Unfortunately, not all spacecraft missions can follow this model. Trina Ray, who now has Bolton and Hansen’s old job as co-chair of Cassini’s Titan team, said that mission — which is ongoing — operates at a much larger scale than Juno. Not only are there more scientific instruments, there are more targets to study — Saturn (a planet only a little smaller than Jupiter), its moon Titan, its rings and more — along with more people involved. Cassini could never have gotten all those people in a room at the beginning and had them plan everything in parallel. Likewise, Cassini is too big an investment — in money, in time, in people, in resources — for NASA to put it under the control of a single primary investigator, the way Bolton is in charge of Juno.
But that’s not to say there aren’t lessons a big mission can learn.
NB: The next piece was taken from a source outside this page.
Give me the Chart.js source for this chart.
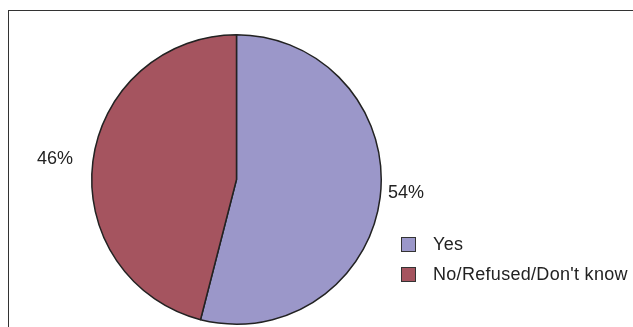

For instance, Ray uses a system she said she learned from Hansen and Bolton, where each science team has to pitch the others on the merits of its research and why it deserves, say, a certain amount of storage or downlink time. Then the teams make the allocations together, as a transparent consensus process. To her, it’s so obvious that managing people is part and parcel with managing whiz-bang technology that she told me she wouldn’t even have thought to explicitly state that fact.
Kurth agreed. “There’s a lot more to a mission than, ‘This is my instrument, I provided it, and all I’m going to do is write papers,’” he said. “There’s a lot of activities that go on that can’t be done in a vacuum like that. You have to work with your other investigators.”
CORRECTION (July 18, 12:58 p.m.): An earlier version of this article misstated the part of the author’s laptop that has 8 gigabytes of capacity. It is her RAM, not her hard drive.
CORRECTION (July 21, 4:05 p.m.): An earlier version of this article incorrectly described NASA’s Cassini spacecraft. It did not have solar panels.